What stopped me from blogging in the last 3 months?
I started blogging in Dec 2016 from where I found my true calling. Blogging gave me a true sense of achievement from what I love, both creatively and financially. I earned through freelance work for the first 3 years. Then gradually wanted to grow with stable earnings through writing. That’s when I joined the community I started with as a blogger. You feel the power within you when you maintain your personal blog and learn new things at your workplace. So now when all is looking good then why am I not able to blog for the last 3 months?
I blame it on Netflix
Working 5 days a week and enjoying weekends on OTT is the best I can imagine. I confess that Netflix is an addiction. Not because I want to watch the whole of Saturdays and Sundays but because I subscribe for only a month.
Initially it started as a trick to curb my addiction to search for something new and keep on watching one after another. But now I realise that just grabbing as much as I can before the subscription expires has made me more vulnerable to watching.
Nevertheless, I will stop this because weekends were primarily kept for my personal blog and not for Netflix.
I don’t blame it on Bharatanatyam classes
Bharatnatyam is the best that has happened to me in the past few years. Dancing takes me closer to God and away from my daily deadlines. Now since the offline classes have resumed, I get a chance to meet people other than my family and that’s so fresh. Every other person is an inspiration to fight back against impossibilities in life.
When I listen to the lifestyle of other dancers, I count back on my blessings and get charged up to go back to my usual life and keep working harder. All thanks to Blogchatter to accommodate my absence for 2 hours twice a week due to my classes. Of course, my responsibility increases to accomodate this time.
I love the work schedule that allows me to pack up at 5:30 PM on weekdays (excluding emergencies) after which I close my eyes for around 20 mins before I switch back to my other life. After evening tea, it is my dance practice time that has taken over my personal writing time.
Still, I don’t blame my practice sessions and I will make everything alright.
Absence of house help
I used to ignore but now I accept that every small help from maids and servents leads us to take another creative job. In fact, I have taken up writing professionally only after my kids were a little independent and I could delegate the rest of the housework to my staff efficiently. But yes, there comes a lull period when all your planning is messed up and you need to give those extra hours to the house instead of blogging.
I know nothing is impossible. It’s just that a few more hours are given to housework instead of writing but I will manage. After all, time keeps changing.
Mom is the world
The last 3 months have been trying for all of us, especially for my mom.
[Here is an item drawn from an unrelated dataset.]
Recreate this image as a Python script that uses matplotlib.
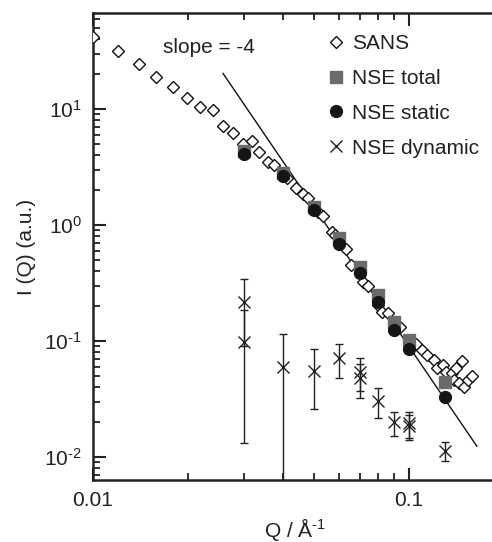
import matplotlib
matplotlib.use("Agg")
import matplotlib.pyplot as plt
import numpy as np
from matplotlib.lines import Line2D
from matplotlib.ticker import LogLocator, FixedLocator, FixedFormatter, NullFormatter

plt.rcParams['font.family'] = ['Liberation Sans', 'DejaVu Sans']
plt.rcParams['mathtext.default'] = 'regular'
plt.rcParams['mathtext.fontset'] = 'custom'
plt.rcParams['mathtext.rm'] = 'Liberation Sans'

# SANS data
sans_q = [0.0100, 0.0120, 0.01395, 0.01585, 0.0179, 0.0198, 0.0218, 0.0239, 0.0257, 0.0278,
          0.0298, 0.0319, 0.0336, 0.0357, 0.0375, 0.0410, 0.0438, 0.0463, 0.0480, 0.0515,
          0.0536, 0.0569, 0.0585, 0.0632, 0.0654, 0.0714, 0.0743, 0.0800, 0.0820, 0.0856,
          0.0937, 0.1032, 0.1052, 0.1096, 0.1137, 0.1200, 0.1223, 0.1280, 0.1306, 0.1365,
          0.1387, 0.1410, 0.1440, 0.1470, 0.1490, 0.1540, 0.1580]
sans_i = [42.0, 31.8, 24.5, 19.0, 15.6, 12.4, 10.5, 9.9, 7.13, 6.25,
          4.99, 5.33, 4.28, 3.52, 3.29, 2.55, 2.07, 1.87, 1.70, 1.30,
          1.196, 0.876, 0.82, 0.617, 0.452, 0.324, 0.298, 0.205, 0.179, 0.173,
          0.1327, 0.0986, 0.0942, 0.0836, 0.0757, 0.0685, 0.0582, 0.0621, 0.0543, 0.0527,
          0.0461, 0.0582, 0.0432, 0.0673, 0.0403, 0.0461, 0.0499]

# NSE data
nse_q = [0.03, 0.04, 0.05, 0.06, 0.07, 0.08, 0.09, 0.10, 0.13]
nse_total = [4.37, 2.82, 1.44, 0.767, 0.431, 0.249, 0.1466, 0.102, 0.0446]
nse_static = [4.09, 2.66, 1.35, 0.686, 0.383, 0.217, 0.1245, 0.0847, 0.0331]

dyn_q = [0.03, 0.03, 0.04, 0.05, 0.06, 0.07, 0.07, 0.08, 0.09, 0.10, 0.10, 0.13]
dyn_i = [0.218, 0.0986, 0.060, 0.0555, 0.0710, 0.054, 0.048, 0.0304, 0.0199, 0.0195, 0.0185, 0.0113]
dyn_err = [0.128, 0.0855, 0.055, 0.0295, 0.0234, 0.017, 0.016, 0.0087, 0.0046, 0.0048, 0.0045, 0.0021]

# slope -4 guide line
slope_q = [0.0258, 0.164]
slope_amp = 8.98e-6
slope_exp = -4

ytick_vals = [0.01, 0.1, 1, 10]
ytick_labels = ['$10^{\u20102}$', '$10^{\u20101}$', '$10^{0}$', '$10^{1}$']
xtick_vals = [0.01, 0.1]
xtick_labels = ['0.01', '0.1']

ink = '#222222'

fig = plt.figure(figsize=(4.92, 5.42), dpi=100)
ax = fig.add_axes([93/492, 62/542, (497-93)/492, (480-13)/542])
ax.set_xscale('log')
ax.set_yscale('log')
ax.set_xlim(0.01, 0.19)
ax.set_ylim(0.00634, 67.3)

sq = np.array(slope_q)
ax.plot(sq, slope_amp * sq**slope_exp, color='#111111', lw=1.0, zorder=2)

ax.plot(sans_q, sans_i, linestyle='none', marker='D', ms=6.2, mfc='white', mec='#111111',
        mew=1.0, zorder=3)
ax.plot(nse_q, nse_total, linestyle='none', marker='s', ms=8, mfc='#6b6b6b', mec='#6b6b6b',
        zorder=4)
ax.plot(nse_q, nse_static, linestyle='none', marker='o', ms=8.5, mfc='#151515', mec='#151515',
        zorder=5)
ax.errorbar(dyn_q, dyn_i, yerr=dyn_err, fmt='x', color=ink, ms=9, mew=1.0,
            elinewidth=1.0, capsize=3, capthick=1.0, zorder=3)

ax.text(0.0166, 34.2, 'slope = -4', fontsize=15, ha='left', va='center', color=ink)

ax.set_xticks(xtick_vals)
ax.set_xticklabels(xtick_labels)
ax.xaxis.set_minor_locator(LogLocator(base=10, subs=np.arange(2, 10)))
ax.xaxis.set_minor_formatter(NullFormatter())
ax.yaxis.set_major_locator(FixedLocator(ytick_vals))
ax.yaxis.set_major_formatter(FixedFormatter(ytick_labels))
ax.yaxis.set_minor_locator(LogLocator(base=10, subs=np.arange(2, 10)))
ax.yaxis.set_minor_formatter(NullFormatter())

ax.tick_params(which='both', direction='in', top=True, right=False, colors=ink,
               labelsize=15, labelcolor=ink)
ax.tick_params(which='major', length=9, width=1.5, pad=8)
ax.tick_params(which='minor', length=5, width=1.3)
for s in ['left', 'bottom', 'top']:
    ax.spines[s].set_linewidth(1.8)
    ax.spines[s].set_color(ink)
ax.spines['right'].set_visible(False)

ax.set_xlabel('Q / Å$^{\u20101}$', fontsize=15, color=ink, labelpad=4)
ax.set_ylabel('I (Q) (a.u.)', fontsize=15, color=ink, labelpad=6)

handles = [
    Line2D([], [], ls='none', marker='D', ms=6.2, mfc='white', mec='#111111', mew=1.0),
    Line2D([], [], ls='none', marker='s', ms=8, mfc='#6b6b6b', mec='#6b6b6b'),
    Line2D([], [], ls='none', marker='o', ms=8.5, mfc='#151515', mec='#151515'),
    Line2D([], [], ls='none', marker='x', ms=9, mew=1.0, color=ink),
]
labels = ['SANS', 'NSE total', 'NSE static', 'NSE dynamic']
leg = fig.legend(handles, labels,
                 loc='upper left', bbox_to_anchor=(328/492, (542-34)/542),
                 frameon=False, fontsize=15, handlelength=0.8, handletextpad=0.35,
                 labelspacing=0.76, borderpad=0, borderaxespad=0, numpoints=1)
for t in leg.get_texts():
    t.set_color(ink)

fig.savefig('out.png', dpi=100)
She’s my pillar of strength and I have seen the courage with which she fights back life’s impossibilities. But this time, she was feeling weak and that broke me even more from inside. In many places, I wanted to be with her doing nothing just standing next to her. Just being there for her but life entangles you with numerous responsibilities and tests your patience.
It wasn’t easy to train my subconscious mind when I had to read my old written posts. I checked my achievements and found that the strategy was the same. Only that I was lacking self-control. I had to start all over again so that I freshly feed my subconscious with positive thoughts.
When I couldn’t visit her, I challenged myself to remain indifferent to her but that was impossible. I still need her to listen to me and give my ear to what she has to say.
Conscious effort of inviting distractions in the last 3 months
At the end of this post, I would still not say that I don’t have time. I have time but I am not using it wisely. I am just challenging myself to check that what if I waste my weekends? 48 hours are not less to do what you like even after doing other not so important things. But I am just chilling. Chilling the other way around after which I feel guilty.
It was after a friend called up for some official work and asked why am I not writing anything on my blog? You know what wrong are you doing but when someone from the opposite side asks the same, you just wake up. I guess that is why we value friendship so much. They are the ones who bring you back on the right path.
Well, I am feeling so good and light hearted after talking to you all. Guess what? I am getting ideas for my next blog post titled ‘What’s keeping me away from reading regularly?’
Chalo, let me draft my new post, until then you read my thoughts above and do share your opinion. At some point in life, did you feel the same?